Scientists split over Ramakrishnan’s attack on Indian Science Congress
The scientists in India have engaged in a debate over Indian-born Nobel laureate Venkatraman Ramakrishnan's remark that the Indian Science Congress (ISC) is a circus and serves little purpose.
After the strong comment made by the noted scientist, some members of the science community of the country demanded the ISC to be disbanded, while others backed the initiative saying that it acts a platform of interaction between scientists, and public and policy makers, reports The Times Of India.
Earlier, Venkatraman Ramakrishnan, a structural biologist at Cambridge University who was awarded Nobel Prize in 2009, refused to attend the Congress ever again saying that it is a circus in a damning indictment during an interview with The Times Of India.
"I attended one day (of an earlier Congress) and very little science was discussed. It was a circus. I find that it's an organization where very little science is discussed. I will never attend a science congress again in my life," Ramakrishnan said when asked why he wasn't attending the ongoing annual Science Congress in Mysuru.
"The idea that Indians had airplanes 2,000 years ago sounds almost essentially impossible to me. I don't believe it. The point is that if that technology was produced in a method so described that anybody could replicate it, then it becomes science," Ramakrishnan also said while addressing a gathering at Punjab University earlier in the day, referring to a claim made by one participant during the 2015 congress that aircraft was invented by a sage during the Vedic times.
The scientist had objected to politics and religious ideology being mixed with science last year.
B G Sidharth, director of B M Birla Science centre in Hyderabad, called the ISC a 'Kumbh Mela of science' where the Prime Minister's visit takes away the entire focus.
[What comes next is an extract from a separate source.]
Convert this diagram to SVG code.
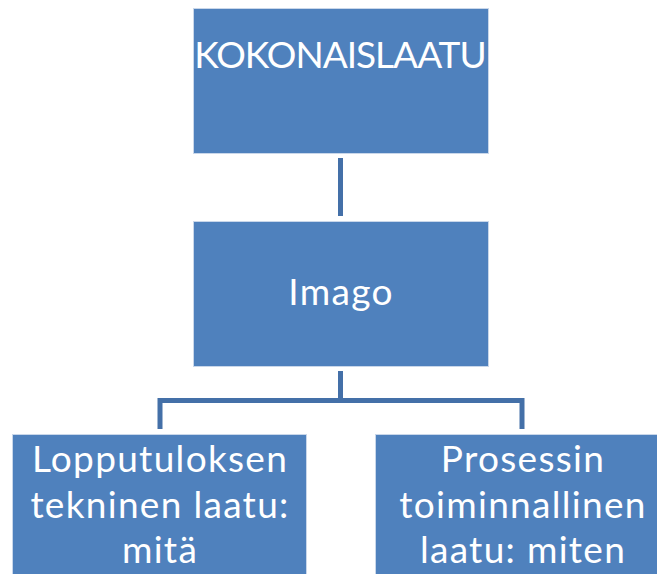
<svg xmlns="http://www.w3.org/2000/svg" width="657" height="574" viewBox="0 0 657 574">
<style>
.box{fill:#4F81BD;stroke:#C9D7EA;stroke-width:1}
.lbl{font-family:Lato,"Open Sans","Liberation Sans",sans-serif;font-size:37px;fill:#FFFFFF;text-anchor:middle;letter-spacing:1.3px}
.caps{letter-spacing:-1px}
.con{fill:none;stroke:#4470A8;stroke-width:5;stroke-linejoin:miter}
</style>
<rect width="657" height="574" fill="#FFFFFF"/>
<g id="connectors">
<line class="con" x1="340.5" y1="158" x2="340.5" y2="216"/>
<line class="con" x1="340.5" y1="371" x2="340.5" y2="400.5"/>
<polyline class="con" points="160,429 160,400.5 522,400.5 522,429"/>
</g>
<g id="kokonaislaatu">
<rect class="box" x="193.5" y="8.5" width="295" height="145"/>
<text class="lbl caps" x="340" y="68">KOKONAISLAATU</text>
</g>
<g id="imago">
<rect class="box" x="193.5" y="221.5" width="295" height="145"/>
<text class="lbl" x="341" y="305">Imago</text>
</g>
<g id="lopputulos">
<rect class="box" x="12.5" y="434.5" width="294" height="150"/>
<text class="lbl"><tspan x="160" y="472">Lopputuloksen</tspan><tspan x="160" y="518">tekninen laatu:</tspan><tspan x="160" y="563">mitä</tspan></text>
</g>
<g id="prosessi">
<rect class="box" x="375.5" y="434.5" width="295" height="150"/>
<text class="lbl"><tspan x="523" y="472">Prosessin</tspan><tspan x="523" y="518">toiminnallinen</tspan><tspan x="523" y="563">laatu: miten</tspan></text>
</g>
</svg>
"It would be much better to spend the money on setting up a medical college than organize the congress," Sidharth said, adding, "It has become a platform where old cronies meet and indulge in 'you-scratch-my-back-and-I-will-scratch-yours' exercise."
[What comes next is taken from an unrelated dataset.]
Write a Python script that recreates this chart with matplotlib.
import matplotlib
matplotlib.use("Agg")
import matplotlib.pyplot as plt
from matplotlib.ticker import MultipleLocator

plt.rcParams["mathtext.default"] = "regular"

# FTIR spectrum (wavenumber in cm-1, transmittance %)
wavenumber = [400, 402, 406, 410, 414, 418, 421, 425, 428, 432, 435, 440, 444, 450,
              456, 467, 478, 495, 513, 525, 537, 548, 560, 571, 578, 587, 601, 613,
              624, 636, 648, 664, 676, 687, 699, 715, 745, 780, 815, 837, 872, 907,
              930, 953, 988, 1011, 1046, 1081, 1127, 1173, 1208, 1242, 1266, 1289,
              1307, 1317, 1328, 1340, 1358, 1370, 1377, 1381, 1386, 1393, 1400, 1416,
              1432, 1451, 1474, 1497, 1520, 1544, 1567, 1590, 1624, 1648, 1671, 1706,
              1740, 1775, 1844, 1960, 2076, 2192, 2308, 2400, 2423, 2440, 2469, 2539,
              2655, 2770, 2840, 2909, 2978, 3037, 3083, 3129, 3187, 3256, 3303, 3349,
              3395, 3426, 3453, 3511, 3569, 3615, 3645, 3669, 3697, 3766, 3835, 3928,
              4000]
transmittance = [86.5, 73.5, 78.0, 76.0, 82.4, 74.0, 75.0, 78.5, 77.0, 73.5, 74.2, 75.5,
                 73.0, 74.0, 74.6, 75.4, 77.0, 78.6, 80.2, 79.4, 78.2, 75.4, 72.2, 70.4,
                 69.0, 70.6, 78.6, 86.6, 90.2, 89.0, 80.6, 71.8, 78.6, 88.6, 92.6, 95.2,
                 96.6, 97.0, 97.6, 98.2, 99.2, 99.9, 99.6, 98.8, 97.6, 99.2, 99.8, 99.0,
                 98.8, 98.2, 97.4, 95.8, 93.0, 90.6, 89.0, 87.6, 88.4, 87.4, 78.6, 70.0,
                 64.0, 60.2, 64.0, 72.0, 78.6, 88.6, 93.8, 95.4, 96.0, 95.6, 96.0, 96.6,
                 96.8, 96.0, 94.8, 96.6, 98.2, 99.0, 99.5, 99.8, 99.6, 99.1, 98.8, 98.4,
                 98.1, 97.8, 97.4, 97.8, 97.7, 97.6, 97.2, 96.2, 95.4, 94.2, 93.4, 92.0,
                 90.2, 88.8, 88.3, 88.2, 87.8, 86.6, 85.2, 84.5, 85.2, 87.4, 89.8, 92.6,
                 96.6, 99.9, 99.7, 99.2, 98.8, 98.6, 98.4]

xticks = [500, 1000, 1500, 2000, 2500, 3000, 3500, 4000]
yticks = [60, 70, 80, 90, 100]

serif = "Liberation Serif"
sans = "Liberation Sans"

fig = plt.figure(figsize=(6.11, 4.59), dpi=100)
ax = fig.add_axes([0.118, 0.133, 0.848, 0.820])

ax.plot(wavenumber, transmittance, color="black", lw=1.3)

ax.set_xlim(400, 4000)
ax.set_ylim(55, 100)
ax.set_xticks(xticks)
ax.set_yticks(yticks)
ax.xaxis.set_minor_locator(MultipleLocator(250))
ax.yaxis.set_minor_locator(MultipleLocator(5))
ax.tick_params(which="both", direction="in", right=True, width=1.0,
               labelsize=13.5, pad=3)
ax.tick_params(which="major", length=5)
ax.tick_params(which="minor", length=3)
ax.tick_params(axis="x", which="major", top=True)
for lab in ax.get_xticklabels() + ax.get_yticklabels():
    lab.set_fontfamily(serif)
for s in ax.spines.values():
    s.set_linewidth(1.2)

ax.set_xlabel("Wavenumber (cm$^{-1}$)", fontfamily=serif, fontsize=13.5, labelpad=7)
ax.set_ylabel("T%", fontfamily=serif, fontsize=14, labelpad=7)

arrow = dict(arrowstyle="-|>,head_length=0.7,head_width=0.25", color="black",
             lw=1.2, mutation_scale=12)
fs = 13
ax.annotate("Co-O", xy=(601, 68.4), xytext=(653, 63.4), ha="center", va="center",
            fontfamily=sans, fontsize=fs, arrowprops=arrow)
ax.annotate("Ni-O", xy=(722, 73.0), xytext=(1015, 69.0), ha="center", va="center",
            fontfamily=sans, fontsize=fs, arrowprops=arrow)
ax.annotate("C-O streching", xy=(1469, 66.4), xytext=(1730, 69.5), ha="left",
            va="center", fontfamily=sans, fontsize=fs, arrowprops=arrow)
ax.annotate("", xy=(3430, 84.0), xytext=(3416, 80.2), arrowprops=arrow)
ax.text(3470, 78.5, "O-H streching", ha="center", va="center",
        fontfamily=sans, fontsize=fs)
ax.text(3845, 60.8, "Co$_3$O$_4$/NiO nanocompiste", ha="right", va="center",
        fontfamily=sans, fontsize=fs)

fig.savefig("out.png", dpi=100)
"ISC has deteriorated over decades and holding the event now is an absolute waste of money," said PM Bhargava, founder director of the Centre for Cellular and Molecular Biology who returned his Padma Bhushan award last year in protest of intolerance in the country.
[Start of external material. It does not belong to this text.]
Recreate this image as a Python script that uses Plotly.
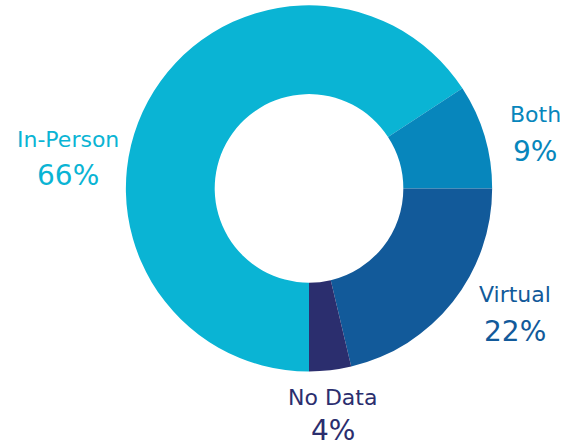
import plotly.graph_objects as go

# slice shares (degrees / 3.6)
categories = ["In-Person", "Both", "Virtual", "No Data"]
shares = [65.8, 9.2, 21.3, 3.7]
pct_labels = ["66%", "9%", "22%", "4%"]
colors = ["#0ab4d4", "#0786bc", "#125a9a", "#2b2e6e"]

# label anchor positions (paper coords): name line, percent line
label_pos = {
    "In-Person": (0.12, 0.689, 0.608),
    "Both": (0.944, 0.743, 0.662),
    "Virtual": (0.909, 0.342, 0.258),
    "No Data": (0.587, 0.11, 0.038),
}

fig = go.Figure(
    go.Pie(
        labels=categories,
        values=shares,
        hole=0.515,
        sort=False,
        direction="clockwise",
        rotation=180,
        marker=dict(colors=colors, line=dict(width=0)),
        textinfo="none",
        hoverinfo="label+percent",
        domain=dict(x=[0.222, 0.868], y=[0.168, 0.989]),
        showlegend=False,
    )
)

for name, pct, col in zip(categories, pct_labels, colors):
    x, y_name, y_pct = label_pos[name]
    fig.add_annotation(
        text=name, x=x, y=y_name, xref="paper", yref="paper",
        showarrow=False, xanchor="center", yanchor="middle",
        font=dict(family="DejaVu Sans", size=22, color=col),
    )
    fig.add_annotation(
        text=pct, x=x, y=y_pct, xref="paper", yref="paper",
        showarrow=False, xanchor="center", yanchor="middle",
        font=dict(family="DejaVu Sans", size=28, color=col),
    )

fig.update_layout(
    width=567,
    height=447,
    margin=dict(l=0, r=0, t=0, b=0),
    paper_bgcolor="white",
    plot_bgcolor="white",
)

fig.write_html(
    "out.html",
    config=dict(displayModeBar=False),
    post_script="document.body.style.margin='0';document.body.style.overflow='hidden';",
)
However, noted mathematician Manjul Bhargava, who the first Indian to win the Fields Medal, the Nobel equivalent for maths, backed the initiative saying that a lot of positives came out of the congress.
"What is the purpose of a science congress? Not necessarily to advance individual research. For that you go to specialized conferences on your subject. The purpose of the science congress is to meet scientists from across the country, build connections, find common areas of interest," said Bhargava, also a professor at the Princeton University.